As of early October 2020, USMS recorded almost 5,500 prisoner infections and 17 deaths, with an additional 153 infections and three deaths among staff members. As of December 4, 2020, ICE reported that 7,888 immigrant detainees had tested positive for COVID-19, with eight of those cases resulting in death. But with so many detainees moving through its system — ICE reported over 70,000 positive tests but only 16,400 people currently detained — the agency may be the largest “super-spreader” of all. A report issued by Detention Watch Network on December 10, 2020, estimated that ICE detainees alone were responsible for over 5% of all positive COVID-19 cases in the U.S.

A database maintained by The New York Times recorded a total of 16 million positive cases in the country as of December 12, 2020.

Vice News reports that the BOP is aware that the jail network is shipping infected prisoners to its prisons, but officials say since the agency does not own or operate jails it therefore has no authority to enforce a standard set of protocols. Each jail is left to implement its own COVID-19 guidelines — usually in the form of temperature checks and questions about exposure and symptoms — but some jails implement no protocols at all.

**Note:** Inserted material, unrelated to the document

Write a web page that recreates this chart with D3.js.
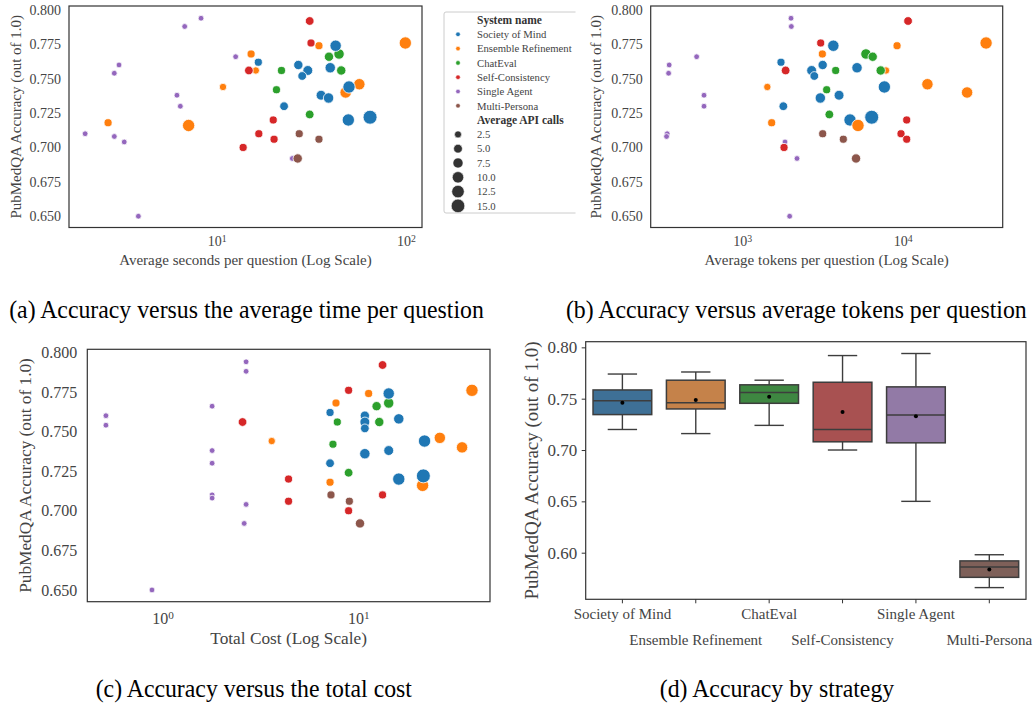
<!DOCTYPE html>
<html lang="en">
<head>
<meta charset="utf-8">
<title>PubMedQA accuracy versus cost</title>
<script src="https://d3js.org/d3.v7.min.js"></script>
<style>
  body { margin: 0; background: #fff; }
  svg text { font-family: "Liberation Serif", "Times New Roman", serif; }
  .caption { fill: #000; font-size: 26px; }
  .axis-label { fill: #444; }
</style>
</head>
<body>
<div id="vis"></div>
<script>
const systems = ["Society of Mind", "Ensemble Refinement", "ChatEval", "Self-Consistency", "Single Agent", "Multi-Persona"];
const colors = ["#1f77b4", "#ff7f0e", "#2ca02c", "#d62728", "#9467bd", "#8c564b"];
const boxColors = ["#3e7096", "#c5824a", "#3e8741", "#a85151", "#927aa6", "#7e6059"];
const sizeLegendValues = [2.5, 5.0, 7.5, 10.0, 12.5, 15.0];
const accTicks = [0.650, 0.675, 0.700, 0.725, 0.750, 0.775, 0.800];
const boxAccTicks = [0.60, 0.65, 0.70, 0.75, 0.80];

// one entry per run, in drawing order
const pointSystem = [4,4,4,4,4,4,4,4,4,4,4,4, 1,1,1,1,1,1,1,1, 0, 1, 3,3,3,3,3,3,3, 5,5,5, 2,2,2,2,2,2, 0,0,0,0,0,0,0,0,0,0,0];
const accuracy = [0.794,0.788,0.766,0.760,0.754,0.738,0.730,0.710,0.708,0.704,0.692,0.650,
                  0.776,0.774,0.768,0.756,0.744,0.746,0.740,0.718,
                  0.720, 0.716,
                  0.792,0.776,0.756,0.720,0.710,0.706,0.700,
                  0.710,0.706,0.692,
                  0.768,0.766,0.756,0.756,0.742,0.724,
                  0.774,0.762,0.760,0.756,0.752,0.758,0.744,0.738,0.736,0.730,0.722];
const avgSeconds = [8.27,6.78,12.6,3.05,2.88,6.17,6.43,2.02,2.88,3.25,25.1,3.86,
                    99.2,34.7,15.2,16.1,10.8,56.7,48.0,2.67,
                    49.6, 7.11,
                    31.0,31.5,14.8,19.9,16.7,20.1,13.8,
                    27.3,34.7,26.8,
                    44.3,39.2,45.5,22.0,20.7,31.0,
                    42.5,16.6,27.0,30.3,28.3,39.8,50.0,35.6,39.0,22.7,64.6];
const avgTokens = [2012,2021,519,350,347,577,577,340,337,1846,2193,1973,
                   33100,9220,3155,7870,1432,14260,25200,1524,
                   4694, 5264,
                   10800,3081,1862,10590,9760,10590,1820,
                   3170,4264,5117,
                   5900,6500,7290,3820,3357,3488,
                   3694,1742,3170,2705,2811,5190,7686,4010,3065,1802,6408];
const totalCost = [2.67,2.67,1.79,0.513,0.513,1.79,1.79,1.79,1.79,2.67,2.61,0.882,
                   38.1,11.29,7.69,10.8,3.61,26.1,33.9,7.17,
                   16.1, 21.3,
                   13.3,8.92,2.56,4.40,13.3,4.40,8.92,
                   7.25,9.0,10.2,
                   14.3,12.4,12.8,7.81,7.42,8.92,
                   14.3,7.17,10.8,10.8,10.8,16.1,21.8,14.3,10.8,7.17,21.5];
const apiCalls = [1,1,1,1,1,1,1,1,1,1,1,1,
                  12,4,4,3,3,10,10,4,
                  12, 12,
                  5,4,5,4,4,4,4,
                  4,4,6,
                  8,6,6,4,4,5,
                  10,4,6,7,5,8,12,7,8,5,16];
// Multi-Persona runs used in the strategy panel
const personaStrategyAcc = [0.566, 0.576, 0.586, 0.592, 0.598];

const width = 1034, height = 710;
const serif = '"Liberation Serif", "Times New Roman", serif';

const svg = d3.select("#vis").append("svg")
    .attr("width", width).attr("height", height);

const points = accuracy.map((a, i) => ({
    sys: pointSystem[i], acc: a, sec: avgSeconds[i], tok: avgTokens[i],
    cost: totalCost[i], calls: apiCalls[i]
}));

// marker area grows linearly with the number of calls
const area = d3.scaleLinear().domain([1, 16]).range([8.2, 48.7]);
const radius = v => Math.sqrt(area(v));

const panels = [
    {field: "sec", left: 69, right: 422, top: 6, bottom: 227.5,
     xDomain: [1.66, 121.5], yDomain: [0.6418, 0.8029], xTicks: [10, 100],
     tick: 14, lab: 15, xPad: 9, yPad: 8, xLabY: 265, yLabX: 20.5,
     xLabel: "Average seconds per question (Log Scale)"},
    {field: "tok", left: 650.7, right: 1002.7, top: 6, bottom: 227.5,
     xDomain: [268.4, 42020], yDomain: [0.6418, 0.8029], xTicks: [1000, 10000],
     tick: 14, lab: 15, xPad: 9, yPad: 8, xLabY: 265, yLabX: 600.5,
     xLabel: "Average tokens per question (Log Scale)"},
    {field: "cost", left: 87.3, right: 490, top: 349.3, bottom: 601.7,
     xDomain: [0.412, 47.1], yDomain: [0.6426, 0.8019], xTicks: [1, 10],
     tick: 16, lab: 17.3, xPad: 11, yPad: 10, xLabY: 644, yLabX: 31,
     xLabel: "Total Cost (Log Scale)"}
];

panels.forEach(p => {
    const g = svg.append("g");
    const x = d3.scaleLog().domain(p.xDomain).range([p.left, p.right]);
    const y = d3.scaleLinear().domain(p.yDomain).range([p.bottom, p.top]);

    g.selectAll("circle")
        .data(points)
        .join("circle")
        .attr("cx", d => x(d[p.field]))
        .attr("cy", d => y(d.acc))
        .attr("r", d => radius(d.calls))
        .attr("fill", d => colors[d.sys])
        .attr("stroke", "#fff")
        .attr("stroke-width", 0.8);

    g.append("rect")
        .attr("x", p.left).attr("y", p.top)
        .attr("width", p.right - p.left).attr("height", p.bottom - p.top)
        .attr("fill", "none").attr("stroke", "#333").attr("stroke-width", 1.2);

    const xa = g.append("g")
        .attr("transform", "translate(0," + p.bottom + ")")
        .call(d3.axisBottom(x).tickValues(p.xTicks).tickSize(0).tickPadding(p.xPad))
        .attr("font-family", serif).attr("font-size", p.tick);
    xa.select(".domain").remove();
    xa.selectAll(".tick text").attr("fill", "#444").text(null).each(function (d) {
        const t = d3.select(this);
        t.append("tspan").text("10");
        t.append("tspan").attr("dy", "-0.45em").attr("font-size", p.tick * 0.7)
            .text(Math.round(Math.log10(d)));
    });

    const ya = g.append("g")
        .attr("transform", "translate(" + p.left + ",0)")
        .call(d3.axisLeft(y).tickValues(accTicks).tickFormat(d3.format(".3f"))
            .tickSize(0).tickPadding(p.yPad))
        .attr("font-family", serif).attr("font-size", p.tick);
    ya.select(".domain").remove();
    ya.selectAll(".tick text").attr("fill", "#444");

    g.append("text")
        .attr("class", "axis-label")
        .attr("x", (p.left + p.right) / 2).attr("y", p.xLabY)
        .attr("text-anchor", "middle").attr("font-size", p.lab)
        .text(p.xLabel);

    g.append("text")
        .attr("class", "axis-label")
        .attr("transform", "translate(" + p.yLabX + "," + (p.top + p.bottom) / 2 + ") rotate(-90)")
        .attr("text-anchor", "middle").attr("font-size", p.lab)
        .text("PubMedQA Accuracy (out of 1.0)");
});

// legend of panel (a), its right side cut off like the original crop
svg.append("clipPath").attr("id", "legclip")
    .append("rect").attr("x", 0).attr("y", 0).attr("width", 575.5).attr("height", 300);
const leg = svg.append("g").attr("clip-path", "url(#legclip)");
leg.append("rect")
    .attr("x", 444).attr("y", 12).attr("width", 160).attr("height", 201)
    .attr("rx", 2).attr("fill", "#fff").attr("stroke", "#ccc").attr("stroke-width", 1);

const legendRows = [{title: "System name"}]
    .concat(systems.map((s, i) => ({label: s, fill: colors[i], r: 2.3})))
    .concat([{title: "Average API calls"}])
    .concat(sizeLegendValues.map(v => ({label: v.toFixed(1), fill: "#333", r: radius(v)})));

legendRows.forEach((row, i) => {
    const yy = 20 + i * 14.3;
    if (row.title) {
        leg.append("text").attr("x", 477).attr("y", yy).attr("dy", "0.35em")
            .attr("font-size", 11.5).attr("font-weight", "bold").attr("fill", "#333")
            .text(row.title);
    } else {
        leg.append("circle").attr("cx", 458).attr("cy", yy).attr("r", row.r)
            .attr("fill", row.fill).attr("stroke", "#fff").attr("stroke-width", 0.6);
        leg.append("text").attr("x", 477).attr("y", yy).attr("dy", "0.35em")
            .attr("font-size", 10.7).attr("fill", "#444")
            .text(row.label);
    }
});

// panel (d): box plot by strategy
const bx = {left: 585.7, right: 1026, top: 341.7, bottom: 599.3};
const xb = d3.scaleBand().domain(systems).range([bx.left, bx.right]).padding(0);
const yb = d3.scaleLinear().domain([0.5546, 0.8055]).range([bx.bottom, bx.top]);
const gd = svg.append("g");
const boxW = xb.bandwidth() * 0.8;
const lineCol = "#3d3d3d";

systems.forEach((s, i) => {
    const vals = (i === 5 ? personaStrategyAcc : points.filter(d => d.sys === i).map(d => d.acc))
        .slice().sort(d3.ascending);
    const q1 = d3.quantile(vals, 0.25), med = d3.quantile(vals, 0.5), q3 = d3.quantile(vals, 0.75);
    const iqr = q3 - q1;
    const lo = d3.min(vals.filter(v => v >= q1 - 1.5 * iqr));
    const hi = d3.max(vals.filter(v => v <= q3 + 1.5 * iqr));
    const mean = d3.mean(vals);
    const cx = xb(s) + xb.bandwidth() / 2;

    gd.append("line").attr("x1", cx).attr("x2", cx).attr("y1", yb(q1)).attr("y2", yb(lo))
        .attr("stroke", lineCol).attr("stroke-width", 1.4);
    gd.append("line").attr("x1", cx).attr("x2", cx).attr("y1", yb(q3)).attr("y2", yb(hi))
        .attr("stroke", lineCol).attr("stroke-width", 1.4);
    [lo, hi].forEach(v => gd.append("line")
        .attr("x1", cx - boxW / 4).attr("x2", cx + boxW / 4).attr("y1", yb(v)).attr("y2", yb(v))
        .attr("stroke", lineCol).attr("stroke-width", 1.4));
    gd.append("rect")
        .attr("x", cx - boxW / 2).attr("y", yb(q3))
        .attr("width", boxW).attr("height", yb(q1) - yb(q3))
        .attr("fill", boxColors[i]).attr("stroke", lineCol).attr("stroke-width", 1.5);
    gd.append("line").attr("x1", cx - boxW / 2).attr("x2", cx + boxW / 2)
        .attr("y1", yb(med)).attr("y2", yb(med))
        .attr("stroke", lineCol).attr("stroke-width", 1.5);
    gd.append("circle").attr("cx", cx).attr("cy", yb(mean)).attr("r", 2).attr("fill", "#000");
});

gd.append("rect")
    .attr("x", bx.left).attr("y", bx.top)
    .attr("width", bx.right - bx.left).attr("height", bx.bottom - bx.top)
    .attr("fill", "none").attr("stroke", "#333").attr("stroke-width", 1.2);

const dya = gd.append("g")
    .attr("transform", "translate(" + bx.left + ",0)")
    .call(d3.axisLeft(yb).tickValues(boxAccTicks).tickFormat(d3.format(".2f")).tickSize(4).tickPadding(4.5))
    .attr("font-family", serif).attr("font-size", 17);
dya.select(".domain").remove();
dya.selectAll(".tick line").attr("stroke", "#333");
dya.selectAll(".tick text").attr("fill", "#444");

const dxa = gd.append("g")
    .attr("transform", "translate(0," + bx.bottom + ")")
    .call(d3.axisBottom(xb).tickSize(4).tickPadding(4.6))
    .attr("font-family", serif).attr("font-size", 15);
dxa.select(".domain").remove();
dxa.selectAll(".tick line").attr("stroke", "#333");
dxa.selectAll(".tick text").attr("fill", "#444").attr("y", (d, i) => i % 2 ? 34.6 : 8.6);

gd.append("text")
    .attr("class", "axis-label")
    .attr("transform", "translate(538," + (bx.top + bx.bottom) / 2 + ") rotate(-90)")
    .attr("text-anchor", "middle").attr("font-size", 19)
    .text("PubMedQA Accuracy (out of 1.0)");

// sub-figure captions (slightly condensed, as in the source figure)
const captions = [
    {x: 246.5, y: 318, t: "(a) Accuracy versus the average time per question"},
    {x: 796.3, y: 318, t: "(b) Accuracy versus average tokens per question"},
    {x: 253.8, y: 697, t: "(c) Accuracy versus the total cost"},
    {x: 777, y: 697, t: "(d) Accuracy by strategy"}
];
svg.selectAll(".caption")
    .data(captions)
    .join("text")
    .attr("class", "caption")
    .attr("transform", d => "translate(" + d.x + "," + d.y + ") scale(0.915,1)")
    .attr("text-anchor", "middle")
    .text(d => d.t);
</script>
</body>
</html>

As a result, pre-transfer testing is rare and even when utilized can prove ineffective. In response to the outbreaks at FCI-Waseca and other BOP facilities, USMS began requiring Grady County Jail to test prisoners for the coronavirus before they were transferred, according to agency spokesperson Lynzey Donahue. But the Oklahoma jail is equipped with Abbott Rapid Tests, which are less reliable  than a lab test. According to Brian Mueller, a regional union vice president for BOP staff, its results are about as accurate as “flipping a coin.” He has instructed his union members to stop relying on the machine’s results.

Any type of testing, furthermore, is useless without strict quarantine measures. When infected prisoners arrive in a BOP facility, they are almost always placed in segregated housing. But staff and prisoner workers assigned to duty in the segregated area often continue to circulate in the prison’s general population.

For those infected, surviving COVID-19 is only half the battle. The disease can continue to impact the health of survivors if they require long-term care and even after they are deemed “recovered.” At FCI-Waseca, Lacey — who has lingering headaches and fatigue, known as “COVID brain”— said prisoners whom staff reported to be “recovered” are immediately put back to work even when they still suffer from hair loss and frequent asthma attacks, continuing to wheeze and gasp for air.

“Like, they are sick,” she said, “They can’t breathe. Their voice is gone. They’re winded. I look at them and I’m telling you, they look like death.”